■ EXERCISE OBJECTIVE ■
Repeat the material verbatim. Images are excluded from the copy.

■ DATASET EXCERPT ■
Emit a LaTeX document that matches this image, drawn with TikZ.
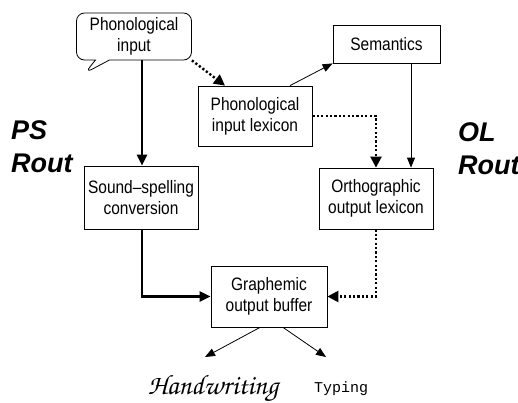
\documentclass[tikz,border=0pt]{standalone}
\usepackage{fontspec}
\setmainfont{Liberation Sans}[FakeStretch=0.86]
\newfontfamily\routfont{Liberation Sans}
\newfontfamily\typefont{Liberation Mono}
\newfontfamily\handfont{texgyrechorus-mediumitalic.otf}
\usetikzlibrary{shapes.callouts,arrows.meta}
\tikzset{
  box/.style={draw, line width=0.8pt, align=center, font=\fontsize{18}{21}\selectfont, inner sep=0pt},
  thickarrow/.style={line width=2.4pt, -{Triangle[length=11pt,width=10pt]}},
  thinarrow/.style={line width=0.8pt, -{Triangle[length=10pt,width=8pt]}},
  dotarrow/.style={line width=2.4pt, dash pattern=on 2.2pt off 2.2pt, -{Triangle[length=11pt,width=11pt]}},
  routlabel/.style={font=\routfont\bfseries\itshape\fontsize{27}{33}\selectfont, align=left, inner sep=0pt, anchor=north west},
}
\begin{document}
\begin{tikzpicture}[x=1pt,y=-1pt]
\useasboundingbox (0,0) rectangle (518,402);
\node[box, rectangle callout, rounded corners=8pt, minimum width=115pt, minimum height=47pt,
      callout absolute pointer={(85,73)}, callout pointer width=14pt] (pi) at (134,36.5) {Phonological\\input};
\node[box, minimum width=114pt, minimum height=63pt] (ss) at (141,197.5) {Sound--spelling\\conversion};
\node[box, minimum width=114pt, minimum height=60pt] (pil) at (255,116) {Phonological\\input lexicon};
\node[box, minimum width=107pt, minimum height=38pt] (sem) at (386.5,44) {Semantics};
\node[box, minimum width=114pt, minimum height=61pt] (ool) at (376,198.5) {Orthographic\\output lexicon};
\node[box, minimum width=116pt, minimum height=61pt] (gob) at (269,296.5) {Graphemic\\output buffer};
\node[routlabel] (ps) at (11,120) {PS\\Rout};
\node[routlabel] (ol) at (458,122) {OL\\Rout};
\node[font=\handfont\fontsize{28}{30}\selectfont, anchor=base, inner sep=0pt] (hw) at (213,394) {Handwriting};
\node[font=\typefont\fontsize{15}{17}\selectfont, anchor=base, inner sep=0pt] (ty) at (341,392) {Typing};
\coordinate (hwend) at (205,357);
\coordinate (tyend) at (326,357);
% connectors
\draw[thickarrow] (pi.south -| ss.north) ++(1,0) -- ([xshift=1pt]ss.north);
\draw[dotarrow] (pi.south east) -- ([xshift=-30pt]pil.north);
\draw[thinarrow] ([xshift=35pt]pil.north) -- (sem.south west);
\draw[thinarrow] ([xshift=24.5pt]sem.south) -- ([xshift=35pt]ool.north);
\draw[dotarrow] (pil.east) -| (ool.north);
\draw[thickarrow] ([xshift=1pt]ss.south) |- (gob.west);
\draw[dotarrow] (ool.south) |- (gob.east);
\draw[thinarrow] ([xshift=14pt]gob.south) -- (tyend);
\draw[thinarrow] ([xshift=-9pt]gob.south) -- (hwend);
\end{tikzpicture}
\end{document}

■ RESPONSE TO THIS TASK ■
Emit a LaTeX document that matches this image, drawn with TikZ.
\documentclass[tikz,border=0pt]{standalone}
\usepackage{fontspec}
\setmainfont{Liberation Sans}[FakeStretch=0.86]
\newfontfamily\routfont{Liberation Sans}
\newfontfamily\typefont{Liberation Mono}
\newfontfamily\handfont{texgyrechorus-mediumitalic.otf}
\usetikzlibrary{shapes.callouts,arrows.meta}
\tikzset{
  box/.style={draw, line width=0.8pt, align=center, font=\fontsize{18}{21}\selectfont, inner sep=0pt},
  thickarrow/.style={line width=2.4pt, -{Triangle[length=11pt,width=10pt]}},
  thinarrow/.style={line width=0.8pt, -{Triangle[length=10pt,width=8pt]}},
  dotarrow/.style={line width=2.4pt, dash pattern=on 2.2pt off 2.2pt, -{Triangle[length=11pt,width=11pt]}},
  routlabel/.style={font=\routfont\bfseries\itshape\fontsize{27}{33}\selectfont, align=left, inner sep=0pt, anchor=north west},
}
\begin{document}
\begin{tikzpicture}[x=1pt,y=-1pt]
\useasboundingbox (0,0) rectangle (518,402);
\node[box, rectangle callout, rounded corners=8pt, minimum width=115pt, minimum height=47pt,
      callout absolute pointer={(85,73)}, callout pointer width=14pt] (pi) at (134,36.5) {Phonological\\input};
\node[box, minimum width=114pt, minimum height=63pt] (ss) at (141,197.5) {Sound--spelling\\conversion};
\node[box, minimum width=114pt, minimum height=60pt] (pil) at (255,116) {Phonological\\input lexicon};
\node[box, minimum width=107pt, minimum height=38pt] (sem) at (386.5,44) {Semantics};
\node[box, minimum width=114pt, minimum height=61pt] (ool) at (376,198.5) {Orthographic\\output lexicon};
\node[box, minimum width=116pt, minimum height=61pt] (gob) at (269,296.5) {Graphemic\\output buffer};
\node[routlabel] (ps) at (11,120) {PS\\Rout};
\node[routlabel] (ol) at (458,122) {OL\\Rout};
\node[font=\handfont\fontsize{28}{30}\selectfont, anchor=base, inner sep=0pt] (hw) at (213,394) {Handwriting};
\node[font=\typefont\fontsize{15}{17}\selectfont, anchor=base, inner sep=0pt] (ty) at (341,392) {Typing};
\coordinate (hwend) at (205,357);
\coordinate (tyend) at (326,357);
% connectors
\draw[thickarrow] (pi.south -| ss.north) ++(1,0) -- ([xshift=1pt]ss.north);
\draw[dotarrow] (pi.south east) -- ([xshift=-30pt]pil.north);
\draw[thinarrow] ([xshift=35pt]pil.north) -- (sem.south west);
\draw[thinarrow] ([xshift=24.5pt]sem.south) -- ([xshift=35pt]ool.north);
\draw[dotarrow] (pil.east) -| (ool.north);
\draw[thickarrow] ([xshift=1pt]ss.south) |- (gob.west);
\draw[dotarrow] (ool.south) |- (gob.east);
\draw[thinarrow] ([xshift=14pt]gob.south) -- (tyend);
\draw[thinarrow] ([xshift=-9pt]gob.south) -- (hwend);
\end{tikzpicture}
\end{document}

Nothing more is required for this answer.